Bill was one of two founding members of the renowned Granddaddy Road Show. He and Dr. James W. Reid, Jr. of Chesapeake, VA went on many excursions to visit shared grandchildren, entertaining and engaging new friends along the way. Some say conversation skills are waning, these days. Boylan and Reid held refreshing displays of conversation, peppered with history, culture, literature, current events, politics, sports, and humor.

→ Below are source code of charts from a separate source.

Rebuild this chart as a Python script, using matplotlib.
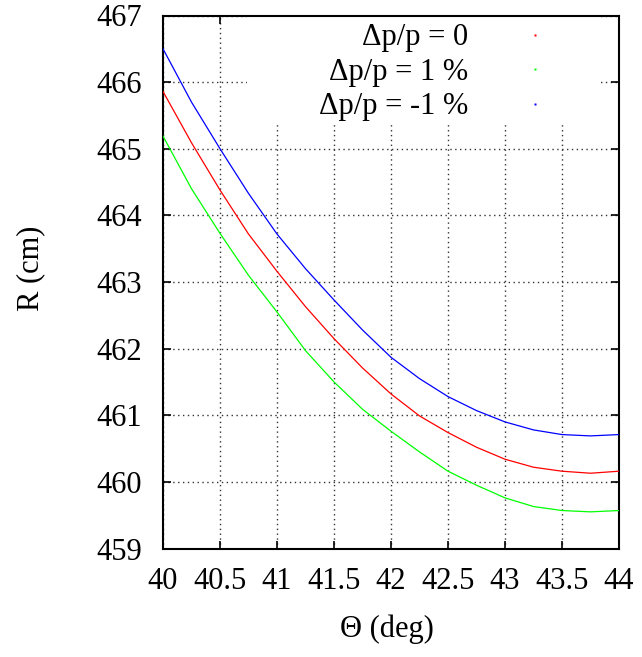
import matplotlib
matplotlib.use("Agg")
import matplotlib.pyplot as plt
from matplotlib.lines import Line2D
from matplotlib.patches import Rectangle

plt.rcParams['font.family'] = ['Liberation Serif', 'DejaVu Serif']

# scattering angle (deg) and radius (cm) for three momentum offsets
theta = [40.0, 40.25, 40.5, 40.75, 41.0, 41.25, 41.5, 41.75, 42.0,
         42.25, 42.5, 42.75, 43.0, 43.25, 43.5, 43.75, 44.0]
r_dp0 = [465.86, 465.09, 464.38, 463.72, 463.16, 462.63, 462.15, 461.71, 461.32,
         460.99, 460.74, 460.52, 460.34, 460.22, 460.16, 460.13, 460.16]
r_dp_plus1 = [465.19, 464.40, 463.73, 463.10, 462.55, 461.97, 461.50, 461.09, 460.76,
              460.45, 460.16, 459.95, 459.76, 459.63, 459.57, 459.55, 459.57]
r_dp_minus1 = [466.50, 465.70, 465.00, 464.33, 463.72, 463.20, 462.73, 462.28, 461.87,
               461.55, 461.28, 461.07, 460.90, 460.78, 460.71, 460.69, 460.71]

labels = ['\u0394p/p = 0', '\u0394p/p = 1 %', '\u0394p/p = -1 %']
colors = ['#ff0000', '#00ff00', '#0000ff']
xticks = [40, 40.5, 41, 41.5, 42, 42.5, 43, 43.5, 44]
xticklabels = ['40', '40.5', '41', '41.5', '42', '42.5', '43', '43.5', '44']
yticks = list(range(459, 468))

FS = 22

fig = plt.figure(figsize=(6.42, 6.57), dpi=100)
ax = fig.add_axes([163 / 642, 1 - 548.5 / 657, 456 / 642, 533 / 657])

for r, c in zip([r_dp0, r_dp_plus1, r_dp_minus1], colors):
    ax.plot(theta, r, color=c, lw=0.9, zorder=3)

ax.set_xlim(40, 44)
ax.set_ylim(459, 467)
ax.set_xticks(xticks)
ax.set_xticklabels(xticklabels)
ax.set_yticks(yticks)

ax.grid(True, color='0.2', linestyle=(0, (1, 2.5)), lw=1.0)
ax.set_axisbelow(True)
ax.tick_params(direction='in', length=6, width=1.2, top=True, right=True,
               labelsize=FS)
ax.tick_params(axis='x', pad=13.5)
ax.tick_params(axis='y', pad=15)
for s in ax.spines.values():
    s.set_linewidth(1.5)

ax.set_xlabel('\u0398 (deg)', fontsize=FS)
ax.set_ylabel('R (cm)', fontsize=FS)
ax.xaxis.set_label_coords(0.492, -0.124)
ax.yaxis.set_label_coords(-0.259, 0.525)

# blank key area so the grid does not run through the labels
ax.add_patch(Rectangle((0.184, 0.794), 0.77, 0.206, transform=ax.transAxes,
                       facecolor='white', edgecolor='none', zorder=1))

handles = [Line2D([], [], ls='none', marker='s', ms=1.5, mec='none', mfc=c) for c in colors]
leg = ax.legend(handles, labels, loc='upper right', markerfirst=False,
                bbox_to_anchor=(0.9397, 0.985), fontsize=FS, frameon=False,
                handlelength=3.7, handletextpad=0.34, borderpad=0.0,
                borderaxespad=0.0, labelspacing=0.18)

fig.savefig('out.png', dpi=100)
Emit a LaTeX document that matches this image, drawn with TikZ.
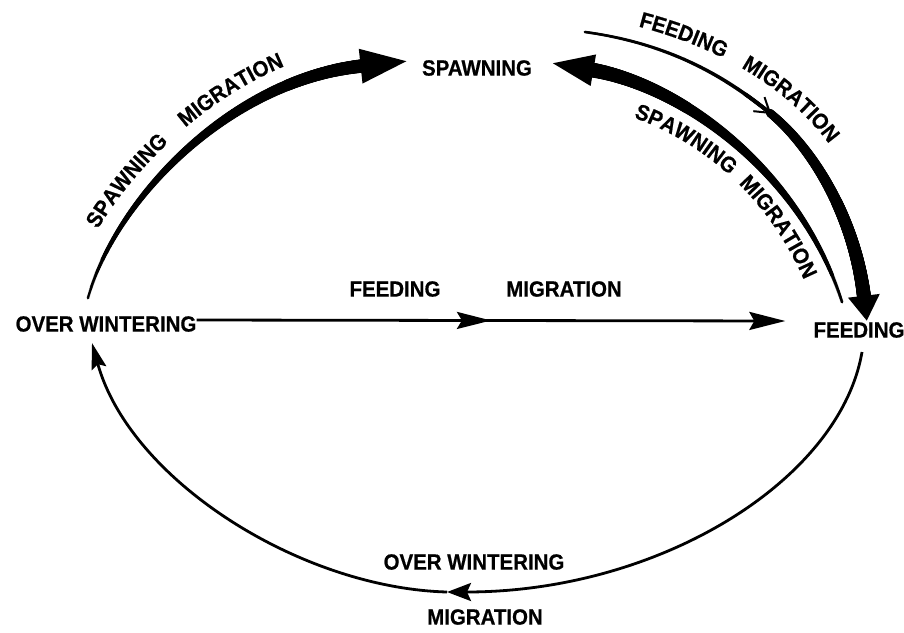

Bill is survived by his devoted daughter, Mary Hughes Boylan Reid of Philomont, Virginia. He is survived by granddaughter Ashley Reid LaHue and partner Kelsey LaHue of El Paso, TX and by grandson Adam Thomas Reid of Boston, MA. As well, he is survived by loving Warren, Ashford, and Dunn families of New Bern, NC. In September, Bill returned home to the place he loved along the Neuse and Trent Rivers. A service, officiated by Rev. William C. Thomas, was held on September 28, 2013 at Christ Episcopal Church in New Bern, NC. Interment, with military honors, followed at Cedar Grove Cemetery (New Bern, NC). The family requests that memorial contributions in Bill's name be sent to Wounded Warrior Project (woundedwarriorproject.org), or to Northeastern University Men's Ice Hockey Program (gonu.com). A guestbook is available at Pollock Best (pollockbest.com).